If that’s the case, a paycheck advance could be the answer. By giving your employees some or all of their next paycheck early, you limit your business’s potential loss to the amount of one paycheck, and it’s a simpler solution than a formal employee loan.
Retirement Plan Loans
Does your business offer 401(k) plans to your employees? If so, check into whether the plan is a “qualified plan” that might let participants borrow against their holdings. According to the IRS, in a qualified plan, “the maximum amount that the plan can permit as a loan is (1) the greater of $10,000 or 50% of your vested account balance, or (2) $50,000, whichever is less.” Note that the employee will be charged interest on the loan, and the loan must be repaid within five years.
Use a Third-Party Service
Rather than create an employee loan program, encourage employees to use a third-party service like Earnin. With Earnin, employees can get an advance on their paycheck without being charged fees or interest. Simply connect your bank account and add your employment info to help Earnin recognize your pay schedule. Then add your earnings to the app by uploading an electronic timesheet. You’ll then be able to borrow up to $100 daily from your pending paycheck.

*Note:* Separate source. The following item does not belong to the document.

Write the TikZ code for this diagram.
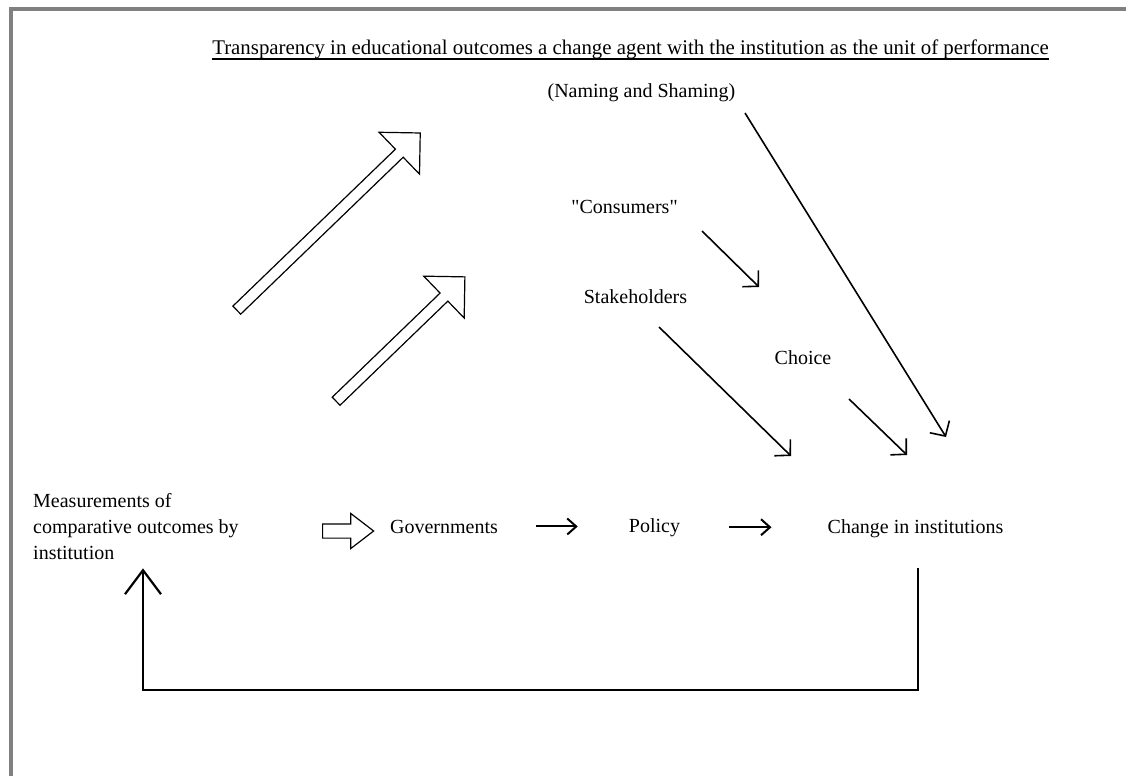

5 Things to Remember About Employee Loans
If you do decide to offer an employee loan program, it’s important to remember these five points to make sure everything goes as smoothly as possible.
1. Find out Their Needs
Ask your employee why they need the loan. Borrowing money for a one-time unexpected or emergency expense is one thing, but constant overspending and living without a budget may lead to a long road of being pestered to borrow more money.
2. Set Expectations
Formalize your lending arrangements to protect your business. Establish guidelines for your employee loan program, because chances are that if one employee gets a loan from you, others will ask.
3. The Promissory Note
Have your employee sign a promissory note. Include the loan’s details—like total amount—and repayment terms—like payment amount, payment frequency, interest rate, and what happens in case of default.
4. Keep Pristine Records
Make sure that any loans from your business are recorded “on the books” so loan payments made by your employee aren’t mistakenly identified as business income.
5. Your Interest Rate
If the employee loan given by your business is over $10,000, charge an interest rate of at least the Applicable Federal Rate (or AFR). This interest rate gets set by the IRS each month. If you don’t charge this interest rate, the IRS could consider your business as having received “phantom income,” which is taxable.
The Bottom Line
Small business owners often think of their employees as extended family members, and it’s hard not to sympathize when a family member struggles financially. Only you can decide whether it’s wise to extend loans to your employees.
Whatever you choose to do, think carefully about how your actions will impact your business, your employees, and the morale and work environment of your entire organization.